Именно потому, что я все это время был занят другим, я пораспустил врагов своих, и они вообразили, что я то ли стал непротивленцем, то ли просто захирел. Это мне не нравится. Вот посмотришь: через годик-другой я обзаведусь такой репутацией, что меня зарекутся цеплять.
Ну, ладно, дорогая, надо закругляться — в коридоре началась суета, значит, вот-вот завизжат: «Подъем!» Как ты там? Очень за тебя беспокоюсь. Какая это унизительная тяжесть знать, что и ты сидишь. Есть в этом что-то настолько противоестественное, что хочется закричать и проснуться.

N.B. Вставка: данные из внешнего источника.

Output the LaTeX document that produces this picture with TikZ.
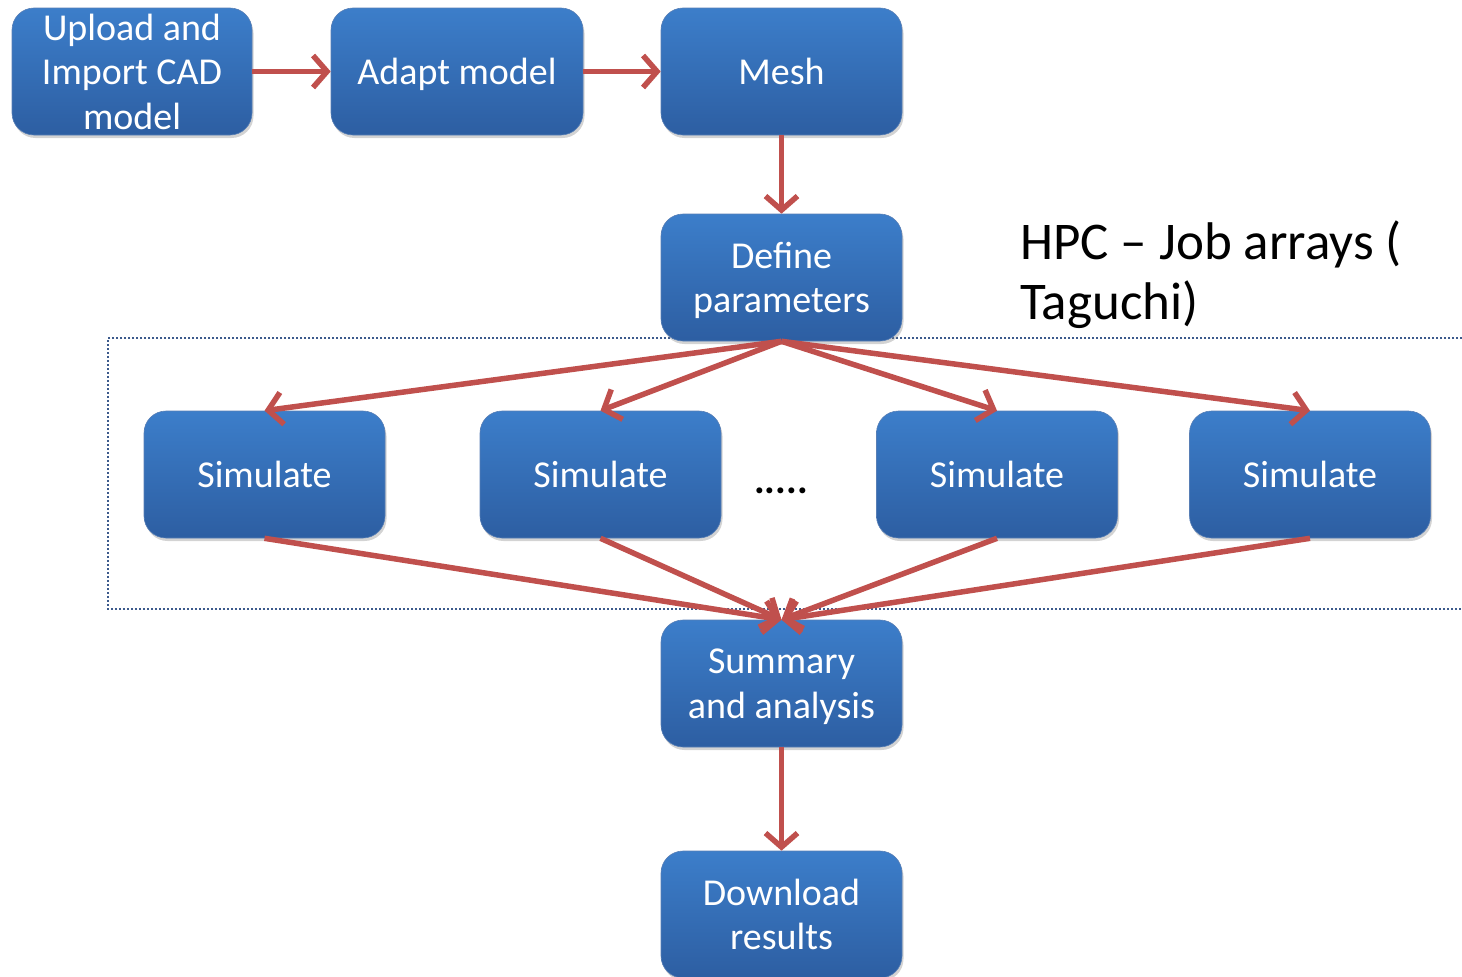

Раньше ты, помню, говорила, что единственная твоя претензия к советской власти — эмиграционный вопрос. Меня это всегда удивляло: разве степень открытости границ не есть существенная характеристика всей системы, необходимо влекущая за собой многие иные выводы? Теперь, судя по письмам, у тебя появились новые счеты к властям… все-таки душегубка исключительно примитивно устроена — верноподданнического эффекта она не дает.
Вот и кончилось наше время… Слова, слова, слова! Я все их отдал бы за безъязыкую ночь возле тебя. До свидания. Целую и обнимаю.
Видишь, как оно все по-дурацки получается: «К утру чтоб было готово!» А утром: «Нет, давай к завтрашнему утру…» Вот и еще одна ночь — знать бы об этом заранее, так и писалось бы иначе и даже, может, о чем-то другом. Ну да ладно, и то хорошо. Главное, есть уверенность, что ты получишь-таки эти листочки.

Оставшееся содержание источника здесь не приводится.